[Begin INFORMATION SHOWN]

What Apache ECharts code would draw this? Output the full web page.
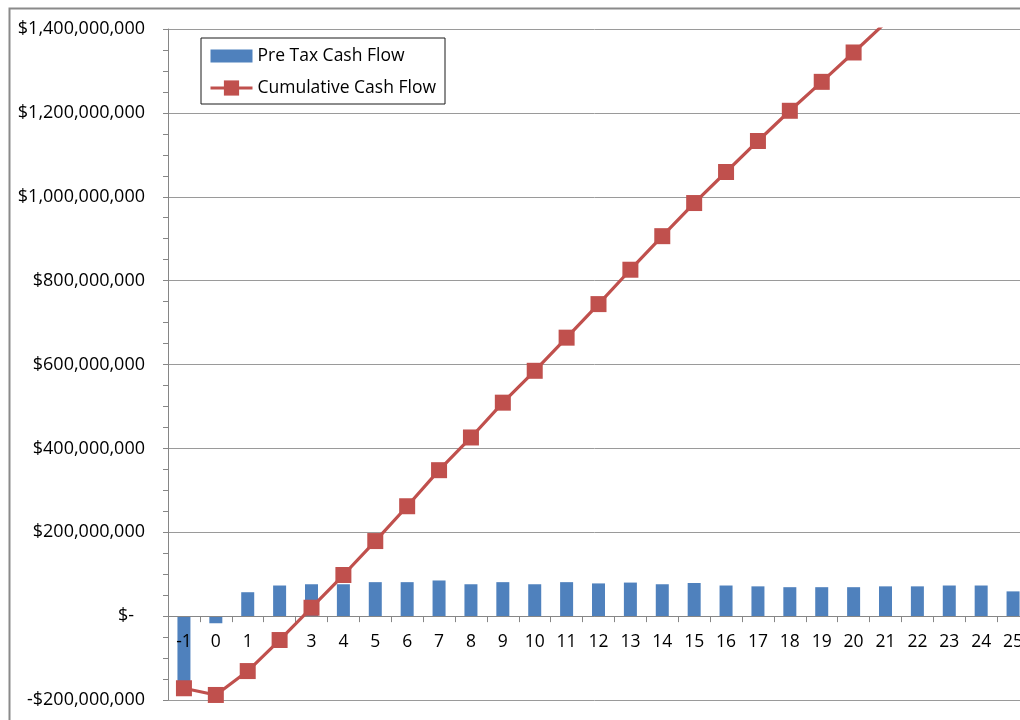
<!DOCTYPE html>
<html>
<head>
<meta charset="utf-8">
<script src="https://cdn.jsdelivr.net/npm/echarts@6/dist/echarts.min.js"></script>
<style>
  html, body { margin: 0; padding: 0; background: #fff; }
  #chart { width: 1020px; height: 720px; }
</style>
</head>
<body>
<div id="chart"></div>
<script>
// Project years, -1 (construction) through 25
const years = ['-1','0','1','2','3','4','5','6','7','8','9','10','11','12','13','14','15','16','17','18','19','20','21','22','23','24','25'];

// Annual pre-tax cash flow, millions of dollars
const preTaxCashFlowM = [-172, -17, 57, 73, 76, 76, 81, 81, 85, 76, 81, 76, 81, 78, 80, 76, 79, 73, 71, 69, 69, 69, 71, 71, 73, 73, 59];

// Running total of cash flow, millions of dollars
const cumulativeCashFlowM = [-172, -188, -131, -57, 20, 98, 179, 262, 348, 426, 509, 585, 664, 744, 826, 906, 985, 1059, 1133, 1205, 1274, 1344, 1415, 1486, 1559, 1632, 1691];

// Value axis ticks, dollars
const yMin = -200000000;
const yMax = 1400000000;
const yStep = 200000000;

const M = 1000000;
const FONT = 'Open Sans';
const AXIS_GRAY = '#868686';

// Plot box in pixels
const GRID_TOP = 29;
const GRID_BOTTOM = 20;
const CHART_H = 720;
const plotH = CHART_H - GRID_TOP - GRID_BOTTOM;
// Category axis sits on the zero line: lift it from the bottom edge by |min| share of the range
const zeroLift = plotH * (0 - yMin) / (yMax - yMin);

function money(v) {
  if (v === 0) return '{z|$-}';
  const s = Math.abs(v).toString().replace(/\B(?=(\d{3})+(?!\d))/g, ',');
  return (v < 0 ? '-$' : '$') + s;
}

const chart = echarts.init(document.getElementById('chart'), null, { renderer: 'canvas' });

chart.setOption({
  backgroundColor: '#ffffff',
  animation: false,
  textStyle: { fontFamily: FONT, color: '#000' },
  graphic: [{
    type: 'rect',
    left: 7, top: 6,
    shape: { width: 1100, height: 800 },
    style: { fill: 'none', stroke: '#8a8a8a', lineWidth: 2 },
    silent: true,
    z: 0
  }],
  grid: {
    left: 168, right: -9, top: GRID_TOP, bottom: GRID_BOTTOM,
    containLabel: false,
    outerBoundsMode: 'none'
  },
  legend: {
    orient: 'vertical',
    left: 201, top: 38,
    padding: [9, 9, 7, 8],
    itemGap: 14,
    itemWidth: 42,
    itemHeight: 19,
    symbolKeepAspect: true,
    backgroundColor: '#fff',
    borderColor: '#1a1a1a',
    borderWidth: 1,
    textStyle: { fontFamily: FONT, fontSize: 17.5, color: '#000' },
    data: [
      { name: 'Pre Tax Cash Flow', icon: 'path://M0,0L39,0L39,12L0,12Z' },
      { name: 'Cumulative Cash Flow', lineStyle: { width: 3 } }
    ]
  },
  xAxis: {
    type: 'category',
    data: years,
    position: 'bottom',
    offset: -zeroLift,
    z: 3,
    axisLine: { onZero: false, lineStyle: { color: AXIS_GRAY, width: 1 } },
    axisTick: { show: true, length: 6, lineStyle: { color: AXIS_GRAY } },
    axisLabel: { fontFamily: FONT, fontSize: 17.5, color: '#000', margin: 17, interval: 0 },
    splitLine: { show: false }
  },
  yAxis: {
    type: 'value',
    min: yMin, max: yMax, interval: yStep,
    axisLine: { show: true, lineStyle: { color: AXIS_GRAY, width: 1 } },
    axisTick: { show: true, length: 5, lineStyle: { color: AXIS_GRAY } },
    minorTick: { show: true, splitNumber: 4, length: 5, lineStyle: { color: AXIS_GRAY } },
    axisLabel: {
      fontFamily: FONT, fontSize: 18, color: '#000', margin: 23,
      formatter: money,
      rich: { z: { fontFamily: FONT, fontSize: 18, color: '#000', padding: [0, 11, 0, 0] } }
    },
    splitLine: { show: true, lineStyle: { color: '#9a9a9a', width: 1 } }
  },
  series: [
    {
      name: 'Pre Tax Cash Flow',
      type: 'bar',
      barWidth: 13,
      data: preTaxCashFlowM.map(v => v * M),
      itemStyle: { color: '#4F81BD' },
      z: 2
    },
    {
      name: 'Cumulative Cash Flow',
      type: 'line',
      data: cumulativeCashFlowM.map(v => v * M),
      clip: true,
      symbol: 'rect',
      symbolSize: 16,
      lineStyle: { color: '#C0504D', width: 3.2 },
      itemStyle: { color: '#C0504D' },
      z: 4
    }
  ]
});
</script>
</body>
</html>
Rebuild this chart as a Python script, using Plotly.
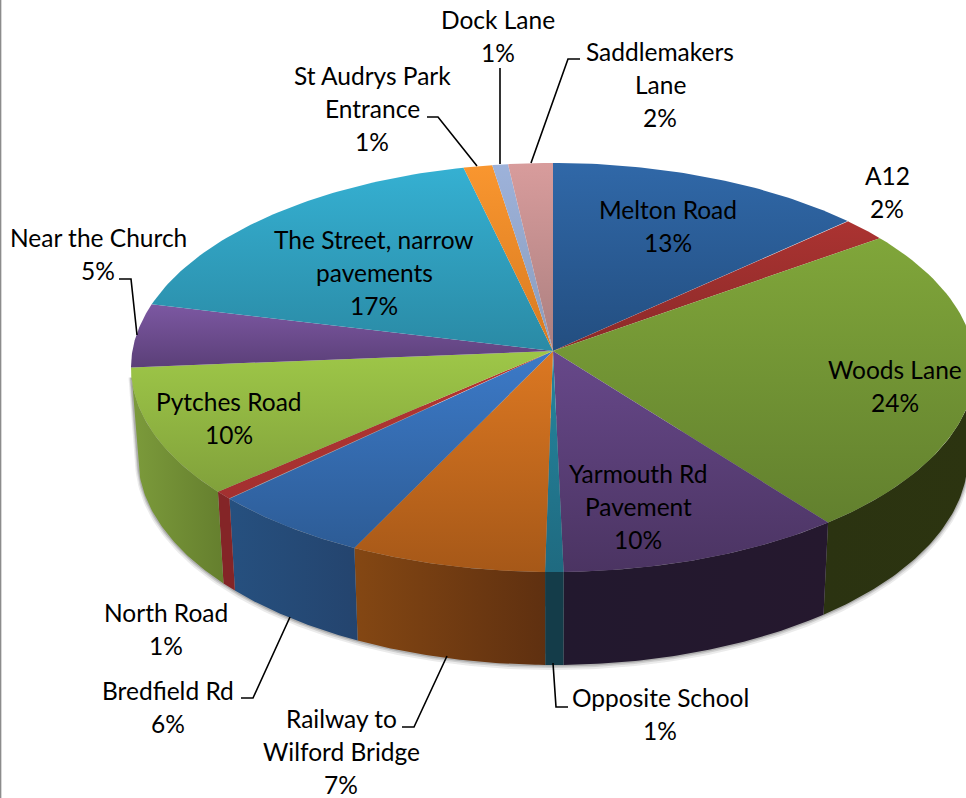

[End INFORMATION SHOWN]

TASK DETAILS >> Repeat the material exactly as it reads, without any of its pictures.

WRITTEN SOLUTION >>
What Apache ECharts code would draw this? Output the full web page.
<!DOCTYPE html>
<html>
<head>
<meta charset="utf-8">
<script src="https://cdn.jsdelivr.net/npm/echarts@6/dist/echarts.min.js"></script>
<style>
  html, body { margin: 0; padding: 0; background: #fff; }
  #chart { width: 1020px; height: 720px; }
</style>
</head>
<body>
<div id="chart"></div>
<script>
// Project years, -1 (construction) through 25
const years = ['-1','0','1','2','3','4','5','6','7','8','9','10','11','12','13','14','15','16','17','18','19','20','21','22','23','24','25'];

// Annual pre-tax cash flow, millions of dollars
const preTaxCashFlowM = [-172, -17, 57, 73, 76, 76, 81, 81, 85, 76, 81, 76, 81, 78, 80, 76, 79, 73, 71, 69, 69, 69, 71, 71, 73, 73, 59];

// Running total of cash flow, millions of dollars
const cumulativeCashFlowM = [-172, -188, -131, -57, 20, 98, 179, 262, 348, 426, 509, 585, 664, 744, 826, 906, 985, 1059, 1133, 1205, 1274, 1344, 1415, 1486, 1559, 1632, 1691];

// Value axis ticks, dollars
const yMin = -200000000;
const yMax = 1400000000;
const yStep = 200000000;

const M = 1000000;
const FONT = 'Open Sans';
const AXIS_GRAY = '#868686';

// Plot box in pixels
const GRID_TOP = 29;
const GRID_BOTTOM = 20;
const CHART_H = 720;
const plotH = CHART_H - GRID_TOP - GRID_BOTTOM;
// Category axis sits on the zero line: lift it from the bottom edge by |min| share of the range
const zeroLift = plotH * (0 - yMin) / (yMax - yMin);

function money(v) {
  if (v === 0) return '{z|$-}';
  const s = Math.abs(v).toString().replace(/\B(?=(\d{3})+(?!\d))/g, ',');
  return (v < 0 ? '-$' : '$') + s;
}

const chart = echarts.init(document.getElementById('chart'), null, { renderer: 'canvas' });

chart.setOption({
  backgroundColor: '#ffffff',
  animation: false,
  textStyle: { fontFamily: FONT, color: '#000' },
  graphic: [{
    type: 'rect',
    left: 7, top: 6,
    shape: { width: 1100, height: 800 },
    style: { fill: 'none', stroke: '#8a8a8a', lineWidth: 2 },
    silent: true,
    z: 0
  }],
  grid: {
    left: 168, right: -9, top: GRID_TOP, bottom: GRID_BOTTOM,
    containLabel: false,
    outerBoundsMode: 'none'
  },
  legend: {
    orient: 'vertical',
    left: 201, top: 38,
    padding: [9, 9, 7, 8],
    itemGap: 14,
    itemWidth: 42,
    itemHeight: 19,
    symbolKeepAspect: true,
    backgroundColor: '#fff',
    borderColor: '#1a1a1a',
    borderWidth: 1,
    textStyle: { fontFamily: FONT, fontSize: 17.5, color: '#000' },
    data: [
      { name: 'Pre Tax Cash Flow', icon: 'path://M0,0L39,0L39,12L0,12Z' },
      { name: 'Cumulative Cash Flow', lineStyle: { width: 3 } }
    ]
  },
  xAxis: {
    type: 'category',
    data: years,
    position: 'bottom',
    offset: -zeroLift,
    z: 3,
    axisLine: { onZero: false, lineStyle: { color: AXIS_GRAY, width: 1 } },
    axisTick: { show: true, length: 6, lineStyle: { color: AXIS_GRAY } },
    axisLabel: { fontFamily: FONT, fontSize: 17.5, color: '#000', margin: 17, interval: 0 },
    splitLine: { show: false }
  },
  yAxis: {
    type: 'value',
    min: yMin, max: yMax, interval: yStep,
    axisLine: { show: true, lineStyle: { color: AXIS_GRAY, width: 1 } },
    axisTick: { show: true, length: 5, lineStyle: { color: AXIS_GRAY } },
    minorTick: { show: true, splitNumber: 4, length: 5, lineStyle: { color: AXIS_GRAY } },
    axisLabel: {
      fontFamily: FONT, fontSize: 18, color: '#000', margin: 23,
      formatter: money,
      rich: { z: { fontFamily: FONT, fontSize: 18, color: '#000', padding: [0, 11, 0, 0] } }
    },
    splitLine: { show: true, lineStyle: { color: '#9a9a9a', width: 1 } }
  },
  series: [
    {
      name: 'Pre Tax Cash Flow',
      type: 'bar',
      barWidth: 13,
      data: preTaxCashFlowM.map(v => v * M),
      itemStyle: { color: '#4F81BD' },
      z: 2
    },
    {
      name: 'Cumulative Cash Flow',
      type: 'line',
      data: cumulativeCashFlowM.map(v => v * M),
      clip: true,
      symbol: 'rect',
      symbolSize: 16,
      lineStyle: { color: '#C0504D', width: 3.2 },
      itemStyle: { color: '#C0504D' },
      z: 4
    }
  ]
});
</script>
</body>
</html>
Rebuild this chart as a Python script, using Plotly.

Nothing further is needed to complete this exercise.